Cinecittà a Hollywood-Corea

Una tranche-de-vie. Di una coppia giovane, immigrati coreani, “sessagisti” dei polli per dieci anni in California, che provano a cambiare vita e fortuna, mettendo a coltura un terreno abbandonato nel profondo Arkansas, tra “i bifolchi”, tutti in qualche modo suonati. Mettendosi a coltivare verdure “coreane”, cioè al gusto coreano. Non c’è l’acqua, bisogna trovarla. Ci vuole un trattore, quindi ci vuole un prestito.

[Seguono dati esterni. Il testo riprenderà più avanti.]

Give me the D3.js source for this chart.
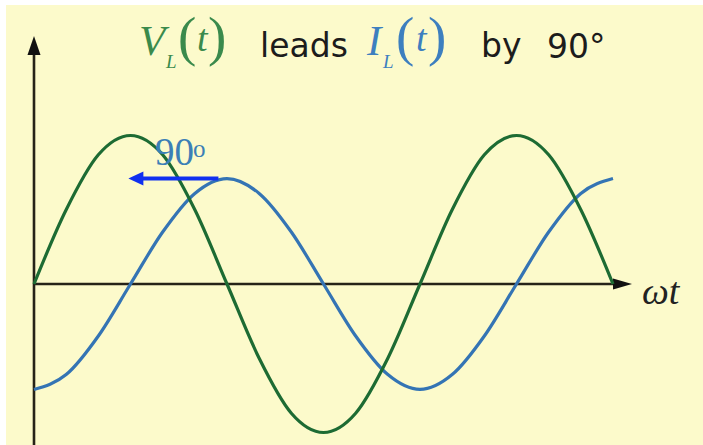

Il bambino ha problemi di cuore, quindi ci vogliono cure – ma qui tutto va bene. La nonna, svanita, causa catastrofi senza fine. La parrocchia non aiuta, gli altri parrocchiani sono e stanno peggio. Insomma, due ore di disgrazie. I grossisti che si erano impegnati a ritirare il raccolto si tirano indietro. La coppia decide di dividersi, ma poi forse no  - malgrado tutto, siamo ancora in chiave di American Dream.

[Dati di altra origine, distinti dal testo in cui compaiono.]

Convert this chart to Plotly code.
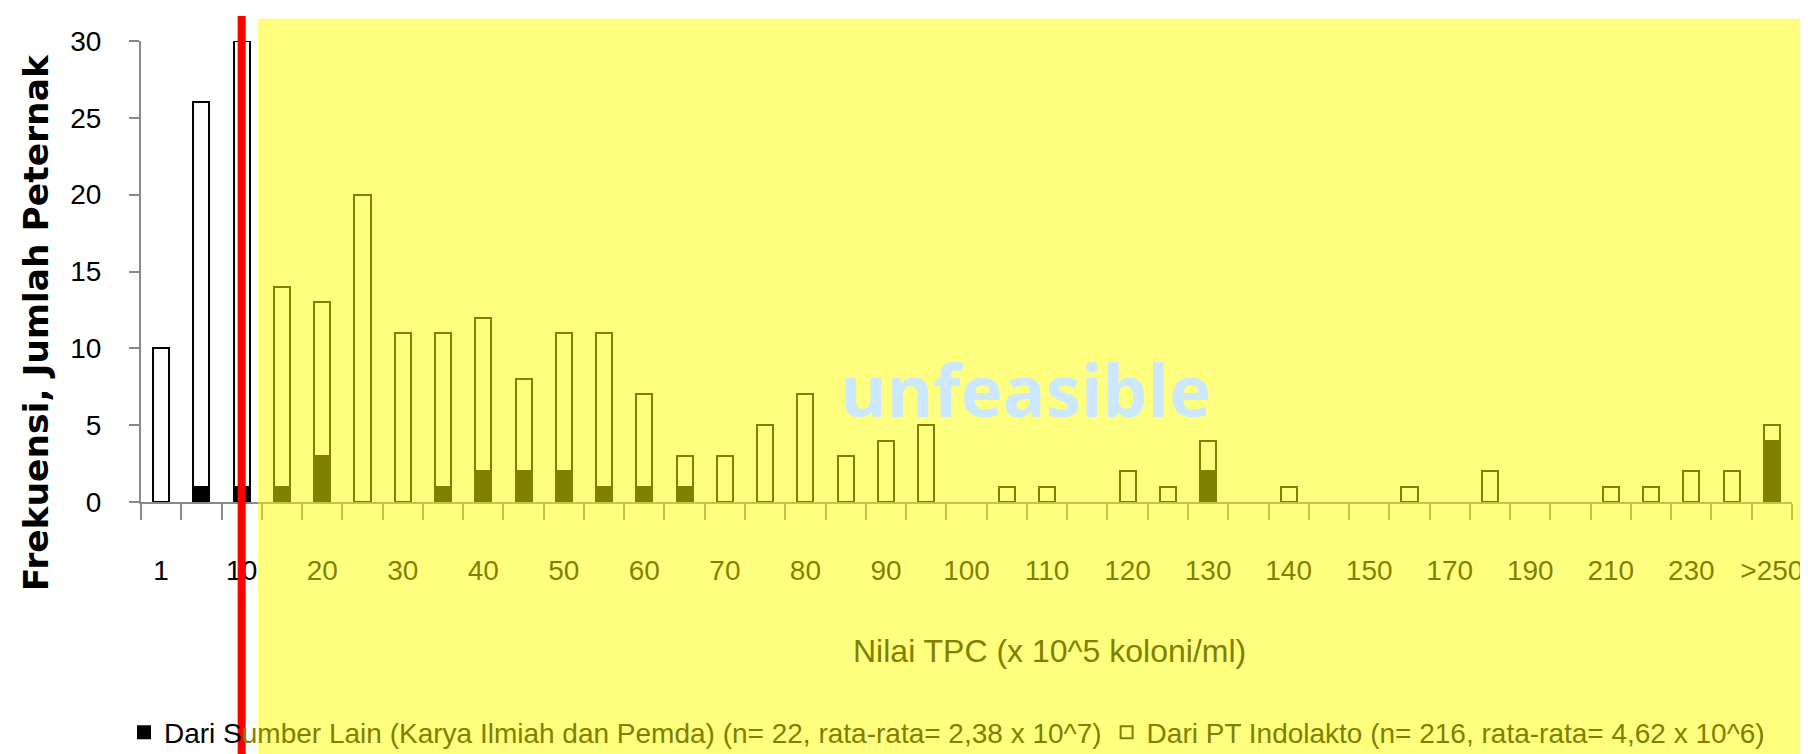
import plotly.graph_objects as go

categories = ["1", "5", "10", "15", "20", "25", "30", "35", "40", "45", "50", "55", "60", "65",
              "70", "75", "80", "85", "90", "95", "100", "105", "110", "115", "120", "125", "130",
              "135", "140", "145", "150", "160", "170", "180", "190", "200", "210", "220", "230",
              "240", ">250"]
sumber_lain = [0, 1, 1, 1, 3, 0, 0, 1, 2, 2, 2, 1, 1, 1, 0, 0, 0, 0, 0, 0, 0, 0, 0, 0, 0, 0, 2,
               0, 0, 0, 0, 0, 0, 0, 0, 0, 0, 0, 0, 0, 4]
indolakto = [10, 25, 29, 13, 10, 20, 11, 10, 10, 6, 9, 10, 6, 2, 3, 5, 7, 3, 4, 5, 0, 1, 1, 0, 2, 1, 2,
             0, 1, 0, 0, 1, 0, 2, 0, 0, 1, 1, 2, 2, 1]
tick_labels = [c if i % 2 == 0 else "" for i, c in enumerate(categories)]

FONT = "Liberation Sans, Arial, sans-serif"
OLIVE = "#808000"

name1 = ("Dari S<span style='color:%s'>umber Lain (Karya Ilmiah dan Pemda) "
         "(n= 22, rata-rata= 2,38 x 10^7)</span>" % OLIVE)
name2 = "<span style='color:%s'>Dari PT Indolakto (n= 216, rata-rata= 4,62 x 10^6)</span>" % OLIVE


def blank_zero(vals):
    return [v if v else None for v in vals]


fig = go.Figure()
fig.add_trace(go.Bar(x=categories, y=blank_zero(sumber_lain), name=name1,
                     marker=dict(color="black", line=dict(color="black", width=2)),
                     showlegend=True))
fig.add_trace(go.Bar(x=categories, y=blank_zero(indolakto), name=name2,
                     marker=dict(color="white", line=dict(color="black", width=2)),
                     showlegend=False))
# legend proxy for the entry that sits under the yellow overlay
fig.add_trace(go.Bar(x=[None], y=[None], name=name2,
                     marker=dict(color="rgb(255,255,128)", line=dict(color=OLIVE, width=2)),
                     showlegend=True))

red_idx = categories.index("10")

fig.update_layout(
    width=1808, height=754,
    margin=dict(l=133, r=24, t=33, b=260, autoexpand=False),
    barmode="stack", bargap=0.6,
    paper_bgcolor="white", plot_bgcolor="white",
    font=dict(family=FONT, size=28, color="black"),
    legend=dict(orientation="h", x=-0.0103, xanchor="left", y=-0.50, yanchor="middle",
                traceorder="normal",
                font=dict(family=FONT, size=28, color="black"),
                bgcolor="rgba(0,0,0,0)", itemclick=False),
    xaxis=dict(type="category", tickmode="array", tickvals=categories, ticktext=tick_labels,
               tickson="boundaries", ticks="outside", ticklen=16, tickwidth=2, tickcolor="#898989",
               showline=True, linecolor="#898989", linewidth=2, showgrid=False, tickangle=0,
               automargin=False,
               tickfont=dict(family=FONT, size=28, color="black"), ticklabelstandoff=42,
               range=[-0.5, len(categories) - 0.5]),
    yaxis=dict(range=[0, 30], dtick=5, ticks="outside", ticklen=10, tickwidth=2, tickcolor="#898989",
               showline=True, linecolor="#898989", linewidth=2, showgrid=False, zeroline=False,
               automargin=False,
               tickfont=dict(family=FONT, size=28, color="black"), ticklabelstandoff=22),
    shapes=[
        dict(type="rect", xref="paper", yref="paper", x0=0.0709, x1=1.011, y0=-0.6, y1=1.048,
             fillcolor="rgba(255,255,0,0.5)", line=dict(width=0), layer="above"),
        dict(type="line", xref="x", yref="paper", x0=red_idx, x1=red_idx, y0=-0.6, y1=1.054,
             line=dict(color="red", width=8), layer="above"),
    ],
    annotations=[
        dict(text="<b>Frekuensi, Jumlah Peternak</b>", xref="paper", yref="paper",
             x=-0.0636, y=0.39, xanchor="center", yanchor="middle", textangle=-90,
             showarrow=False, font=dict(family="DejaVu Sans", size=34.5, color="black")),
        dict(text="Nilai TPC (x 10^5 koloni/ml)", xref="paper", yref="paper",
             x=0.550, y=-0.323, xanchor="center", yanchor="middle", showarrow=False,
             font=dict(family=FONT, size=32, color=OLIVE)),
        dict(text="<b>unfeasible</b>", xref="paper", yref="paper",
             x=0.536, y=0.243, xanchor="center", yanchor="middle", showarrow=False,
             font=dict(family="Open Sans", size=71, color="rgb(204,232,255)")),
    ],
)

fig.write_html("out.html")
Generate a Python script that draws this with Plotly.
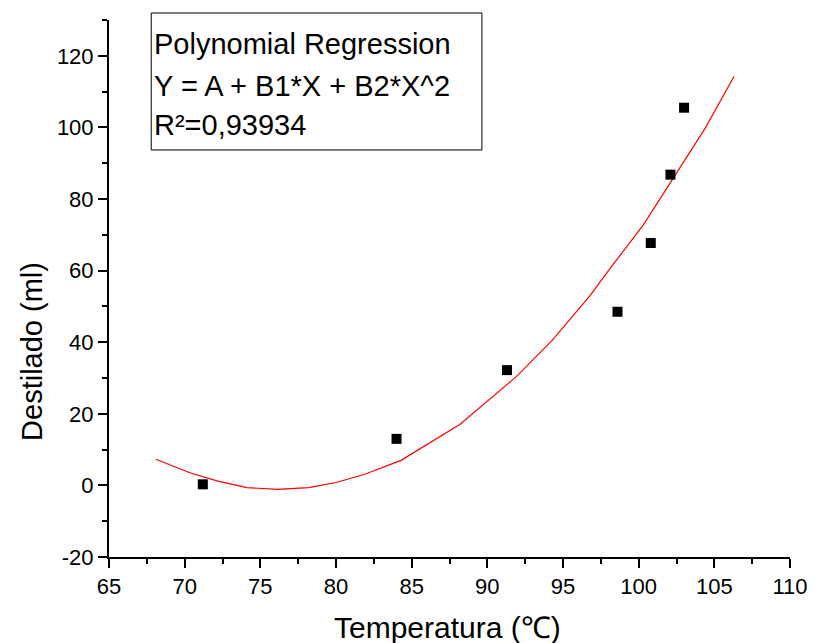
import plotly.graph_objects as go

# Measured data points
temp = [71.2, 84.0, 91.3, 98.6, 100.8, 102.1, 103.0]
destilado = [0.3, 13.0, 32.2, 48.5, 67.7, 86.8, 105.5]

# Fitted polynomial curve
fit_x = [68.1, 70.3, 72.2, 74.1, 76.1, 78.2, 80.0, 81.9, 84.3, 86.5, 88.2, 91.9, 94.3, 96.8, 98.2, 100.3, 102.4, 104.4, 106.3]
fit_y = [7.3, 3.6, 1.2, -0.6, -1.1, -0.6, 0.8, 3.1, 7.0, 12.8, 17.1, 30.3, 40.6, 53.1, 61.1, 72.7, 86.6, 99.8, 114.2]

x_ticks = [65, 70, 75, 80, 85, 90, 95, 100, 105, 110]
y_ticks = [-20, 0, 20, 40, 60, 80, 100, 120]

box_lines = ["Polynomial Regression", "Y = A + B1*X + B2*X^2", "R²=0,93934"]

FONT = "Liberation Sans, Arial, sans-serif"

fig = go.Figure()
fig.add_trace(go.Scatter(x=fit_x, y=fit_y, mode="lines", line=dict(color="#ff0000", width=1.2),
                         showlegend=False, hoverinfo="skip"))
fig.add_trace(go.Scatter(x=temp, y=destilado, mode="markers",
                         marker=dict(symbol="square", size=10, color="black"), showlegend=False))

axis_common = dict(showgrid=False, zeroline=False, showline=True, linecolor="black", linewidth=2,
                   ticks="outside", ticklen=9, tickwidth=2, tickcolor="black",
                   tickfont=dict(family=FONT, size=22, color="black"),
                   ticklabeloverflow="allow",
                   minor=dict(ticks="outside", ticklen=5, tickwidth=2, tickcolor="black"))

fig.update_xaxes(range=[65, 110], tickvals=x_ticks, ticktext=[str(v) for v in x_ticks],
                 minor_dtick=2.5, minor_tick0=65, **axis_common)
fig.update_yaxes(range=[-20, 130], tickvals=y_ticks, ticktext=[str(v) for v in y_ticks],
                 minor_dtick=10, minor_tick0=-20, **axis_common)

fig.add_shape(type="rect", xref="paper", yref="paper", x0=0.062, x1=0.5476, y0=0.758, y1=1.013,
              line=dict(color="black", width=1), fillcolor="rgba(0,0,0,0)")
for txt, yy in zip(box_lines, [0.955, 0.877, 0.804]):
    fig.add_annotation(text=txt, xref="paper", yref="paper", x=0.0625, y=yy, xanchor="left",
                       yanchor="middle", showarrow=False,
                       font=dict(family=FONT, size=29, color="black"))

fig.add_annotation(text="Temperatura (℃)", xref="paper", yref="paper", x=0.497, y=-0.132,
                   xanchor="center", yanchor="middle", showarrow=False,
                   font=dict(family=FONT, size=30, color="black"))
fig.add_annotation(text="Destilado (ml)", xref="paper", yref="paper", x=-0.113, y=0.382,
                   xanchor="center", yanchor="middle", textangle=-90, showarrow=False,
                   font=dict(family=FONT, size=29, color="black"))

# page body adds an 8px offset; size the figure so the plot lands where the reference has it
fig.update_layout(width=812, height=635, margin=dict(l=101, r=17, t=12, b=86),
                  paper_bgcolor="white", plot_bgcolor="white")

fig.write_html("out.html")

Una copia - non in bella: è incredibile come il neo realismo sia rivissuto in Asia, soprattutto in Corea. Da asiatici però americani. Anzi, si professi il nuovo cinema americano, sempre in testa da qualche anno agli Oscar – dopo l’ondata  latina:  “Parasite”, “Nomadland”, questo “Minari”, il prezzemolo coreano. In chiave minimalista, sommessa. E della rassegnazione, senza sovversione: all’epoca dei disincanto, anzi della crisi. Ma strappalacrime, a effetto, e poco immaginativo – il neo realismo è “poetico”.